GOAL
Please output the data below exactly as given, starting at its first line and stopping after the line that contains "80, 90, 100];".

EXTRACTED INFORMATION
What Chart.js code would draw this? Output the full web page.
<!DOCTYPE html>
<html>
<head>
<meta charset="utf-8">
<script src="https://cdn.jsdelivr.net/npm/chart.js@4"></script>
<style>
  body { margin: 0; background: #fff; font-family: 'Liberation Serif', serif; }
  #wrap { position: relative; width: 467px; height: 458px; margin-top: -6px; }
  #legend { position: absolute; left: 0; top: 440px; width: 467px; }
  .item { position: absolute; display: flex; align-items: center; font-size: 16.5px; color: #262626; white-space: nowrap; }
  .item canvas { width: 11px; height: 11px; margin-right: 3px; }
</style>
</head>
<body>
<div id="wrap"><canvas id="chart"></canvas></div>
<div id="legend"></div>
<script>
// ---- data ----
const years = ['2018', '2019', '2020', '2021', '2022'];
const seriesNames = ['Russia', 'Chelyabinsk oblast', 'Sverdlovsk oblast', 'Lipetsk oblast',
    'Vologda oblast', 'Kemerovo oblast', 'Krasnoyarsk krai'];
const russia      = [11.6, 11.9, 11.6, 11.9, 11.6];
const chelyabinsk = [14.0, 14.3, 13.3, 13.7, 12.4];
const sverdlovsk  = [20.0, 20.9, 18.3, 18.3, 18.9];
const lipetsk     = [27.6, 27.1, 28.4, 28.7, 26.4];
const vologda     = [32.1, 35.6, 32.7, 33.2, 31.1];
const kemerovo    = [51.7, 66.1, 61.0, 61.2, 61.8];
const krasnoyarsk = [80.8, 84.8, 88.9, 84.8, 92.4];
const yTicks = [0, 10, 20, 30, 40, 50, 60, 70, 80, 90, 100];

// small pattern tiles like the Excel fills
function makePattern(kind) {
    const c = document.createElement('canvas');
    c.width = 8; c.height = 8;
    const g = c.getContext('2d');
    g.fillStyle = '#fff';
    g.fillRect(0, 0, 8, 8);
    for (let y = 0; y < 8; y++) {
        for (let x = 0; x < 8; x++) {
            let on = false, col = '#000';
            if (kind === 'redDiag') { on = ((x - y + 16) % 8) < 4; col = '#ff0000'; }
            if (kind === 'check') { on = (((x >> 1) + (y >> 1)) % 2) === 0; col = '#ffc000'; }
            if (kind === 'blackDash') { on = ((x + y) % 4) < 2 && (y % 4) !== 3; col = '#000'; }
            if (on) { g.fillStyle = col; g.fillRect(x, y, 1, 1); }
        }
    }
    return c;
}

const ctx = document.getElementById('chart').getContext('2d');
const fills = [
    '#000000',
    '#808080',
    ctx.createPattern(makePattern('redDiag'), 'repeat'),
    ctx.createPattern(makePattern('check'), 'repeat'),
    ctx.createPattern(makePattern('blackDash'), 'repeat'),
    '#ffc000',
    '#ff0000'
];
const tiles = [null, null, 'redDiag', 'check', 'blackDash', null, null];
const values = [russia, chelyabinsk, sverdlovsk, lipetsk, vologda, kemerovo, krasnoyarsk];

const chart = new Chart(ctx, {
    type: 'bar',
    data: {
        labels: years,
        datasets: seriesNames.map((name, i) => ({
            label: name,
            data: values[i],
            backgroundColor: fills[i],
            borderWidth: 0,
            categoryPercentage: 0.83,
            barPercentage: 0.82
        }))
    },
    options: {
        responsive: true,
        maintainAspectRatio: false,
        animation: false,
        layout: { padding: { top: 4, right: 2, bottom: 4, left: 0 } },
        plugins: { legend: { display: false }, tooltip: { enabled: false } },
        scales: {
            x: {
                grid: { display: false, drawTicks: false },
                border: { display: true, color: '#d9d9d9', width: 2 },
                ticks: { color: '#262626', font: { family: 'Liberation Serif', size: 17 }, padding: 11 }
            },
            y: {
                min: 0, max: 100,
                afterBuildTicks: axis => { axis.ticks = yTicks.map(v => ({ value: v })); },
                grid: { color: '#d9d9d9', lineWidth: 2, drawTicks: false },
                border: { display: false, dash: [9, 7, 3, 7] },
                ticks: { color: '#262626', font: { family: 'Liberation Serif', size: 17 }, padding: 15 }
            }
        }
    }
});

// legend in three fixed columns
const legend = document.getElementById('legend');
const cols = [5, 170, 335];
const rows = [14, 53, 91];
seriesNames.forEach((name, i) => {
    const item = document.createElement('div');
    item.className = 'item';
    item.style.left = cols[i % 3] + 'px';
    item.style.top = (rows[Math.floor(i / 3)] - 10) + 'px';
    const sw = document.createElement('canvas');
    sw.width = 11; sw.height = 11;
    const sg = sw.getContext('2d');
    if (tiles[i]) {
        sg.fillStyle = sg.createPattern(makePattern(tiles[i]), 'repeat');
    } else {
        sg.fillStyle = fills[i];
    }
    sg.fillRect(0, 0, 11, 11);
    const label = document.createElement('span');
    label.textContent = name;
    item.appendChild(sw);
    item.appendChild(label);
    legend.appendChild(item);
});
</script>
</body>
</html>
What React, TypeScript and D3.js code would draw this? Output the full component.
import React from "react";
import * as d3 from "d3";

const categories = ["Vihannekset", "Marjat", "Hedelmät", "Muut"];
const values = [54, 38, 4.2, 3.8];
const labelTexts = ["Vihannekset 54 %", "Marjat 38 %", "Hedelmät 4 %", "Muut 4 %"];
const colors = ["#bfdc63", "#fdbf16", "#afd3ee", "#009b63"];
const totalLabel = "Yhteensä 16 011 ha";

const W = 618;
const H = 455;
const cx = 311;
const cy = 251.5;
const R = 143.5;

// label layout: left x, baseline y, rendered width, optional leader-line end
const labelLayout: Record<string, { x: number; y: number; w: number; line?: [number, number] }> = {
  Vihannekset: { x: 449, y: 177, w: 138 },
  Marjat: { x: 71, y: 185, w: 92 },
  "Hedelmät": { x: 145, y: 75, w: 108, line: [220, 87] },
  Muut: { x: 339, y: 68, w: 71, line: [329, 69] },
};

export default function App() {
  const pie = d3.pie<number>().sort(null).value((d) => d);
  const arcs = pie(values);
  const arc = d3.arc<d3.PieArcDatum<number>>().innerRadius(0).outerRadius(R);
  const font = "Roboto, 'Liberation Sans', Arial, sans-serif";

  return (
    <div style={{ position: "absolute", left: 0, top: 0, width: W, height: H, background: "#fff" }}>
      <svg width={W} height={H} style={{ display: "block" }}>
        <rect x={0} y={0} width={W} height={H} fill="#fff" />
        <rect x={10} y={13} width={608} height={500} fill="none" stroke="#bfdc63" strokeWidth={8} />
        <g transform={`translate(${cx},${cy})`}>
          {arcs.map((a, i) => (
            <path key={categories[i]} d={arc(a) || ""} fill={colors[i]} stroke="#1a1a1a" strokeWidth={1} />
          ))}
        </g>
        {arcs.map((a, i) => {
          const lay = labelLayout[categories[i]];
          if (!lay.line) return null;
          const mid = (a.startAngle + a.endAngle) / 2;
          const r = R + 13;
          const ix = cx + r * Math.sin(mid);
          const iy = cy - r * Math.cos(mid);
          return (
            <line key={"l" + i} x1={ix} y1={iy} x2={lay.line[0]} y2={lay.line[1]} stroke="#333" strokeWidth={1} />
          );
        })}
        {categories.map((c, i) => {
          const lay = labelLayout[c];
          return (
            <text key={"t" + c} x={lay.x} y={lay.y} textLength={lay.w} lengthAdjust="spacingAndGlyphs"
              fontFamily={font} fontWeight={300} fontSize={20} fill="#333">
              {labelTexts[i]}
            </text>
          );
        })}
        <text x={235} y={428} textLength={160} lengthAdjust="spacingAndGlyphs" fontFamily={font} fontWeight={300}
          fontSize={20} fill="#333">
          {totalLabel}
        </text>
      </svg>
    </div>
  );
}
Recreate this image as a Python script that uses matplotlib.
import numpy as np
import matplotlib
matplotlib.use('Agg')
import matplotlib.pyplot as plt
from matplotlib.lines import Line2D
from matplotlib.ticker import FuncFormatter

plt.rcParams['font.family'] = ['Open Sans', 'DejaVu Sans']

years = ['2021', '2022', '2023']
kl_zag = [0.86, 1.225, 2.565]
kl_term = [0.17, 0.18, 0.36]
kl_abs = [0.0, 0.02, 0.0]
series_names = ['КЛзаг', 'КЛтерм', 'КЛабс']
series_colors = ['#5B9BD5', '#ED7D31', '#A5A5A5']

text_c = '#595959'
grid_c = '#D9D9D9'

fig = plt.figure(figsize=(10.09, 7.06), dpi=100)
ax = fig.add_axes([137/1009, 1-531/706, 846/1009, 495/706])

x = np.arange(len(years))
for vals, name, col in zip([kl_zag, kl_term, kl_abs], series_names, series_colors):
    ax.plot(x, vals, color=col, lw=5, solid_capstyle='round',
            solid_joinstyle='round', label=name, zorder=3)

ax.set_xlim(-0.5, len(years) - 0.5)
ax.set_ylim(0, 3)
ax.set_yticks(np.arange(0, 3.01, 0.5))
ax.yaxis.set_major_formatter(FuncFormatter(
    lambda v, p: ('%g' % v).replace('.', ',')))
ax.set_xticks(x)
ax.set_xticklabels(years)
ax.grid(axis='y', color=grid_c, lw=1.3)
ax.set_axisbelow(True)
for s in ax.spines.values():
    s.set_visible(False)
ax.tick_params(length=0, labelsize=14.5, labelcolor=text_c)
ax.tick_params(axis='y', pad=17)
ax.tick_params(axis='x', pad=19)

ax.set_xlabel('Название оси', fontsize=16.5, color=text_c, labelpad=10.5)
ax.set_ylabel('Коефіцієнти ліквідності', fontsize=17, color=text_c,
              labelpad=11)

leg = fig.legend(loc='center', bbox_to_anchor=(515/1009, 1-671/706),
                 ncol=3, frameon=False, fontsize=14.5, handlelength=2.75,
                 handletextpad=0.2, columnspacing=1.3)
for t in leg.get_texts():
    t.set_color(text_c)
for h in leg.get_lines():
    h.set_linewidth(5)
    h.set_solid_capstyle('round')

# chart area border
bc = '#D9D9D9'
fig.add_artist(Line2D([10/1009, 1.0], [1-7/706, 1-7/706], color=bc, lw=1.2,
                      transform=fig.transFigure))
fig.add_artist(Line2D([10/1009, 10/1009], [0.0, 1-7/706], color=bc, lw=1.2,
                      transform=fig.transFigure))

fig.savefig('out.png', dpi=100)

REPLY
What Chart.js code would draw this? Output the full web page.
<!DOCTYPE html>
<html>
<head>
<meta charset="utf-8">
<script src="https://cdn.jsdelivr.net/npm/chart.js@4"></script>
<style>
  body { margin: 0; background: #fff; font-family: 'Liberation Serif', serif; }
  #wrap { position: relative; width: 467px; height: 458px; margin-top: -6px; }
  #legend { position: absolute; left: 0; top: 440px; width: 467px; }
  .item { position: absolute; display: flex; align-items: center; font-size: 16.5px; color: #262626; white-space: nowrap; }
  .item canvas { width: 11px; height: 11px; margin-right: 3px; }
</style>
</head>
<body>
<div id="wrap"><canvas id="chart"></canvas></div>
<div id="legend"></div>
<script>
// ---- data ----
const years = ['2018', '2019', '2020', '2021', '2022'];
const seriesNames = ['Russia', 'Chelyabinsk oblast', 'Sverdlovsk oblast', 'Lipetsk oblast',
    'Vologda oblast', 'Kemerovo oblast', 'Krasnoyarsk krai'];
const russia      = [11.6, 11.9, 11.6, 11.9, 11.6];
const chelyabinsk = [14.0, 14.3, 13.3, 13.7, 12.4];
const sverdlovsk  = [20.0, 20.9, 18.3, 18.3, 18.9];
const lipetsk     = [27.6, 27.1, 28.4, 28.7, 26.4];
const vologda     = [32.1, 35.6, 32.7, 33.2, 31.1];
const kemerovo    = [51.7, 66.1, 61.0, 61.2, 61.8];
const krasnoyarsk = [80.8, 84.8, 88.9, 84.8, 92.4];
const yTicks = [0, 10, 20, 30, 40, 50, 60, 70, 80, 90, 100];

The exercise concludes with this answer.